# Acouple of my other pets



## stells (Dec 28, 2007)

Stella the staffordshire bull terrier













Cassidy the Bearded Dragon


----------



## cvalda (Dec 28, 2007)

ADORABLE puppy!!!!!!!!!!!!!!! Great pictures!!!!!


----------



## barbie69 (Dec 28, 2007)

Sweet puppy and beautiful dragon!! Great pics too!


----------



## Crazy1 (Dec 28, 2007)

Am I correct that Stella is a new mom? She sure looks like she was having fun.
She is adorable as is Cassidy.
Great pics of both


----------



## stells (Dec 28, 2007)

Nope not a new mum she has recently come out of season though


----------



## Crazy1 (Dec 30, 2007)

Well she had the new mom look. But she is beautiful.


----------



## stells (Dec 30, 2007)

she had a bit of a phantom going on this time.
will be getting her speyed soon 
Thanks for all the comments


----------



## egyptiandan (Dec 30, 2007)

Great pictures of Stella and Cassidy, Kelly  Cassidy is getting very orange and Stella looks good as always. 
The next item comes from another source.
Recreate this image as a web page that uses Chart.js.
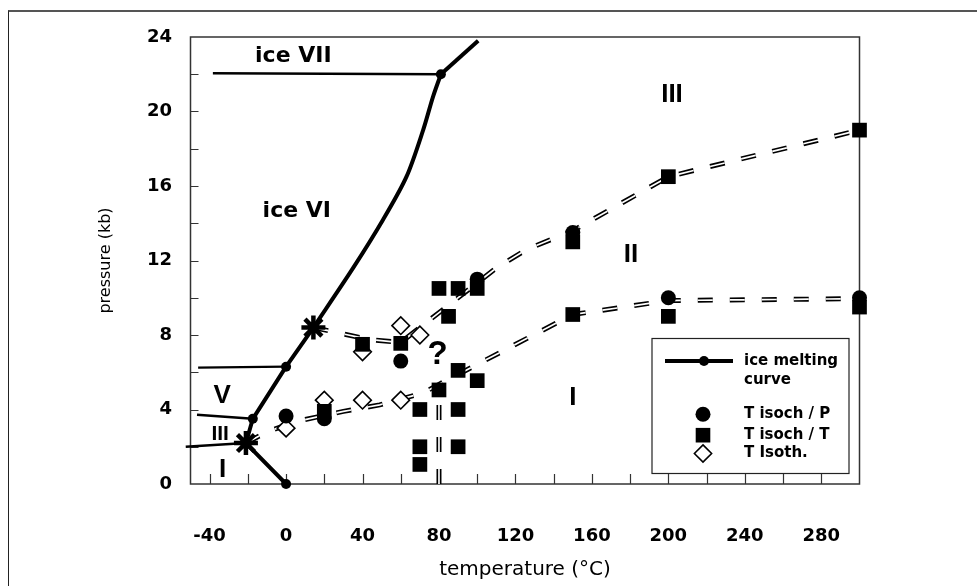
<!DOCTYPE html>
<html><head><meta charset="utf-8">
<script src="https://cdn.jsdelivr.net/npm/chart.js@4.4.1/dist/chart.umd.min.js"></script>
<style>
html,body{margin:0;padding:0;background:#fff;}
#wrap{position:relative;width:977px;height:586px;overflow:hidden;background:#fff;}
#frame{position:absolute;left:8px;top:10px;width:1000px;height:600px;border-left:1.5px solid #222;border-top:2px solid #555;}
canvas{position:absolute;left:0;top:0;}
</style></head><body>
<div id="wrap"><div id="frame"></div><canvas id="c" width="977" height="586"></canvas></div>
<script>
// ---- tick labels ----
const xTickLabels = [-40, 0, 40, 80, 120, 160, 200, 240, 280];
const xMinorTicks = [-40, -20, 0, 20, 40, 60, 80, 100, 120, 140, 160, 180, 200, 220, 240, 260, 280];
const yTickLabels = [0, 4, 8, 12, 16, 20, 24];
const yMinorTicks = [0, 2, 4, 6, 8, 10, 12, 14, 16, 18, 20, 22, 24];

// ---- ice melting curve (temperature °C, pressure kb) ----
const meltLowT = [0, -21, -17.4, 0, 14.3];
const meltLowP = [0, 2.2, 3.5, 6.3, 8.4];
const meltHighT = [14.3, 35.1, 50.8, 63, 71.7, 76.9, 81];
const meltHighP = [8.4, 11.6, 14.2, 16.5, 19.0, 20.8, 22.0];
const meltTopT = [81, 100.5];
const meltTopP = [22.0, 23.8];
const meltMarkT = [0, -17.4, 0, 81];
const meltMarkP = [0, 3.5, 6.3, 22.0];
const tripleT = [-21, 14.3];
const tripleP = [2.2, 8.4];

// ---- solid phase boundaries ----
const bVII_T = [-38.3, 81];   const bVII_P = [22.05, 22.0];
const bV_T = [-46, 0];        const bV_P = [6.25, 6.3];
const bIII_T = [-46.6, -17.4];const bIII_P = [3.72, 3.5];
const bI_T = [-52.5, -21];    const bI_P = [2.0, 2.2];

// ---- dashed double boundaries ----
const lowT = [-21, -10, 5, 30, 49, 72, 80, 150, 200, 300];
const lowP = [2.2, 2.8, 3.35, 3.9, 4.25, 4.9, 5.35, 9.1, 9.85, 9.95];
const upT = [14.3, 44, 60, 100, 110, 126, 150, 200, 300];
const upP = [8.4, 7.75, 7.6, 10.8, 11.6, 12.6, 13.6, 16.5, 19.0];
const vertT = [80, 80];
const vertP = [0, 5];

// ---- measured points ----
const circT = [0, 20, 60, 100, 150, 200, 300];
const circP = [3.65, 3.5, 6.6, 11.0, 13.5, 10.0, 10.0];
const sqT = [20, 40, 60, 70, 70, 70, 80, 80, 85, 90, 90, 90, 90, 100, 100, 150, 150, 200, 200, 300, 300];
const sqP = [3.9, 7.5, 7.55, 4.0, 2.0, 1.05, 10.5, 5.05, 9.0, 10.5, 6.1, 4.0, 2.0, 10.5, 5.55, 13.0, 9.1, 16.5, 9.0, 19.0, 9.5];
const diaT = [0, 20, 40, 40, 60, 60, 70];
const diaP = [3.0, 4.5, 7.1, 4.5, 8.5, 4.5, 8.0];

// ---- region labels ----
const regionText = ['ice VII', 'ice VI', 'V', 'III', 'I', '?', 'III', 'II', 'I'];
const regionT = [3.8, 5.6, -33.4, -34.5, -33.2, 79.2, 201.9, 180.5, 150];
const regionP = [22.95, 14.63, 4.76, 2.70, 0.77, 6.94, 20.9, 12.3, 4.6];

const legendNames = ['ice melting', 'curve', 'T isoch / P', 'T isoch / T', 'T Isoth.'];

const pts = (T, P) => T.map((t, i) => ({x: t, y: P[i]}));

function labelFont(s, t) {
  if (s.startsWith('ice')) return 'bold 22px "DejaVu Sans"';
  if (s === '?') return 'bold 33px "Liberation Sans"';
  if (s === 'III' && t < 0) return 'bold 21px "Liberation Sans"';
  return 'bold 26px "Liberation Sans"';
}

const solid = (T, P, w, extra) => Object.assign({data: pts(T, P), showLine: true, borderColor: '#000', borderWidth: w, pointRadius: 0, fill: false, order: 5, borderJoinStyle: 'round'}, extra || {});
const DASH = [15, 17];
const dashBlack = (T, P) => ({data: pts(T, P), showLine: true, borderColor: '#000', borderWidth: 5, borderDash: DASH, pointRadius: 0, fill: false, order: 4});
const dashWhite = (T, P) => ({data: pts(T, P), showLine: true, borderColor: '#fff', borderWidth: 1.7, borderDash: DASH, pointRadius: 0, fill: false, order: 3});

const decor = {
  id: 'decor',
  beforeDatasetsDraw(chart) {
    const {ctx, chartArea: a, scales: {x, y}} = chart;
    ctx.save();
    ctx.strokeStyle = '#333'; ctx.lineWidth = 1.5;
    ctx.strokeRect(a.left, a.top, a.right - a.left, a.bottom - a.top);
    ctx.beginPath();
    x.ticks.forEach(t => {
      if (t.value > x.min && t.value < x.max) {
        const px = Math.round(x.getPixelForValue(t.value)) + 0.5;
        ctx.moveTo(px, a.bottom); ctx.lineTo(px, a.bottom - 10);
      }
    });
    y.ticks.forEach(t => {
      if (t.value > y.min && t.value < y.max) {
        const py = Math.round(y.getPixelForValue(t.value)) + 0.5;
        ctx.moveTo(a.left, py); ctx.lineTo(a.left + 8, py);
      }
    });
    ctx.lineWidth = 1.2; ctx.stroke();
    ctx.restore();
  },
  afterDatasetsDraw(chart) {
    const {ctx, scales: {x, y}} = chart;
    ctx.save();
    ctx.fillStyle = '#000'; ctx.textAlign = 'center'; ctx.textBaseline = 'middle';
    regionText.forEach((s, i) => {
      ctx.font = labelFont(s, regionT[i]);
      ctx.fillText(s, x.getPixelForValue(regionT[i]), y.getPixelForValue(regionP[i]));
    });
    // legend
    const L = 652, T = 338.5, W = 197, H = 135;
    ctx.fillStyle = '#fff'; ctx.fillRect(L, T, W, H);
    ctx.strokeStyle = '#222'; ctx.lineWidth = 1.2; ctx.strokeRect(L, T, W, H);
    ctx.fillStyle = '#000'; ctx.strokeStyle = '#000';
    const mx = L + 51;
    ctx.lineWidth = 4; ctx.beginPath(); ctx.moveTo(L + 13, T + 22.5); ctx.lineTo(L + 81, T + 22.5); ctx.stroke();
    ctx.beginPath(); ctx.arc(mx + 1, T + 22.5, 5, 0, Math.PI * 2); ctx.fill();
    ctx.beginPath(); ctx.arc(mx, T + 75.7, 7.5, 0, Math.PI * 2); ctx.fill();
    ctx.fillRect(mx - 7.3, T + 96.7 - 7.3, 14.6, 14.6);
    ctx.beginPath(); const dy = T + 115, r = 8.6;
    ctx.moveTo(mx, dy - r); ctx.lineTo(mx + r, dy); ctx.lineTo(mx, dy + r); ctx.lineTo(mx - r, dy); ctx.closePath();
    ctx.fillStyle = '#fff'; ctx.fill(); ctx.lineWidth = 1.6; ctx.stroke();
    ctx.fillStyle = '#000'; ctx.font = 'bold 15px "DejaVu Sans"'; ctx.textAlign = 'left';
    const ty = [T + 22.5, T + 42, T + 75.7, T + 96.7, T + 115];
    legendNames.forEach((s, i) => ctx.fillText(s, L + 92, ty[i]));
    ctx.restore();
  }
};

new Chart(document.getElementById('c'), {
  type: 'scatter',
  data: {
    datasets: [
      {data: pts(circT, circP), pointStyle: 'circle', pointRadius: 7.5, backgroundColor: '#000', borderColor: '#000', pointBorderWidth: 0, order: 0, clip: false},
      {data: pts(sqT, sqP), pointStyle: 'rect', pointRadius: 10.4, backgroundColor: '#000', borderColor: '#000', pointBorderWidth: 0, order: 0, clip: false},
      {data: pts(diaT, diaP), pointStyle: 'rectRot', pointRadius: 8.8, backgroundColor: '#fff', borderColor: '#000', pointBorderWidth: 1.6, order: 0, clip: false},
      {data: pts(tripleT, tripleP), pointStyle: 'star', pointRadius: 12, backgroundColor: '#000', borderColor: '#000', pointBorderWidth: 4.5, order: 1, clip: false},
      {data: pts(meltMarkT, meltMarkP), pointStyle: 'circle', pointRadius: 5, backgroundColor: '#000', borderColor: '#000', pointBorderWidth: 0, order: 1, clip: false},
      solid(meltLowT, meltLowP, 4),
      solid(meltHighT, meltHighP, 4, {tension: 0.3}),
      solid(meltTopT, meltTopP, 4),
      solid(bVII_T, bVII_P, 2.6),
      solid(bV_T, bV_P, 2.4),
      solid(bIII_T, bIII_P, 2.4),
      solid(bI_T, bI_P, 2.4, {clip: false}),
      dashBlack(lowT, lowP), dashWhite(lowT, lowP),
      dashBlack(upT, upP), dashWhite(upT, upP),
      dashBlack(vertT, vertP), dashWhite(vertT, vertP)
    ]
  },
  options: {
    responsive: false,
    animation: false,
    devicePixelRatio: 1,
    layout: {padding: {left: 0, top: 37, right: 117.5, bottom: 0}},
    plugins: {legend: {display: false}, tooltip: {enabled: false}},
    elements: {line: {tension: 0}},
    scales: {
      x: {
        type: 'linear', min: -50, max: 300,
        afterBuildTicks: s => { s.ticks = xMinorTicks.map(v => ({value: v})); },
        afterFit: s => { s.height = 102; },
        grid: {display: false, drawTicks: false},
        border: {display: false},
        ticks: {autoSkip: false, maxRotation: 0, padding: 42, color: '#000',
          font: {family: 'DejaVu Sans', size: 18, weight: 'bold'},
          callback: v => xTickLabels.includes(v) ? String(v) : ''},
        title: {display: true, text: 'temperature (°C)', color: '#000',
          font: {family: 'DejaVu Sans', size: 20}, padding: {top: 0, bottom: 4}}
      },
      y: {
        type: 'linear', min: 0, max: 24,
        afterBuildTicks: s => { s.ticks = yMinorTicks.map(v => ({value: v})); },
        afterFit: s => { s.width = 190.5; },
        grid: {display: false, drawTicks: false},
        border: {display: false},
        ticks: {autoSkip: false, padding: 18.5, color: '#000',
          font: {family: 'DejaVu Sans', size: 18, weight: 'bold'},
          callback: v => yTickLabels.includes(v) ? String(v) : ''},
        title: {display: true, text: 'pressure (kb)', color: '#000',
          font: {family: 'DejaVu Sans', size: 16}, padding: {top: 96, bottom: 0}}
      }
    }
  },
  plugins: [decor]
});
</script>
</body></html>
Danny xxxxxxxxxxxxxxxxxxxxxxxxx


----------



## JustAnja (Dec 30, 2007)

Hmmm If I didnt know any better I would think Danny and Kelly are an item with all their xxxxxxxxxxxs all over the boards 


I absolutely love Stella, she is beautiful! She has a perfect face.


----------



## stells (Dec 30, 2007)

Thanks Danny xxxxxxxxxxxxxxxxxxxxxx and Anja 

Anja your thoughts with the xxxxxxxxx's would be correct


----------



## egyptiandan (Dec 30, 2007)

We've been sussed Kelly 

Danny xxxxxxxxxxxxxxxxxxxxxxxxx


----------



## stells (Dec 30, 2007)

yep we have Danny xxxxxxxxxxxxxxxxxxxxxxxx


----------



## JustAnja (Dec 30, 2007)

hehe I thought as much, well that and Danny's avatar at Shelled Warriors kinda seals it all. lol


----------